|| SQuARM-SGD: Communication-Efficient Momentum SGD for Decentralized Optimization
||Navjot Singh, Deepesh Data, University of California, Los Angeles, United States; Jemin George, US Army Research Lab, United States; Suhas Diggavi, University of California, Los Angeles, United States|
||D3-S4-T1: Distributed Computation II
||Wednesday, 14 July, 23:00 - 23:20
||Wednesday, 14 July, 23:20 - 23:40
In this paper, we propose and analyze SQuARM-SGD, a communication-efficient algorithm for decentralized training of large-scale machine learning models over a network. In SQuARM-SGD, each node performs a fixed number of local SGD steps using Nesterov's momentum and then sends sparsified and quantized updates to its neighbors regulated by a locally computable triggering criterion.
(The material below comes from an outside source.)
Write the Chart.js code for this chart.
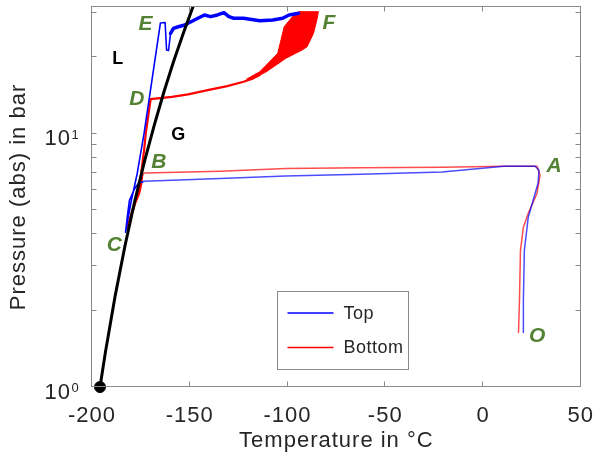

We provide convergence guarantees of our algorithm for general smooth objectives, which, to the best of our knowledge, is the first theoretical analysis for compressed decentralized SGD with momentum updates. We show that SQuARM-SGD converges at rate O(1/sqrt(nT)), matching that of vanilla distributed SGD. We empirically show that SQuARM-SGD saves significantly in total communicated bits over state-of-the-art without sacrificing much on accuracy.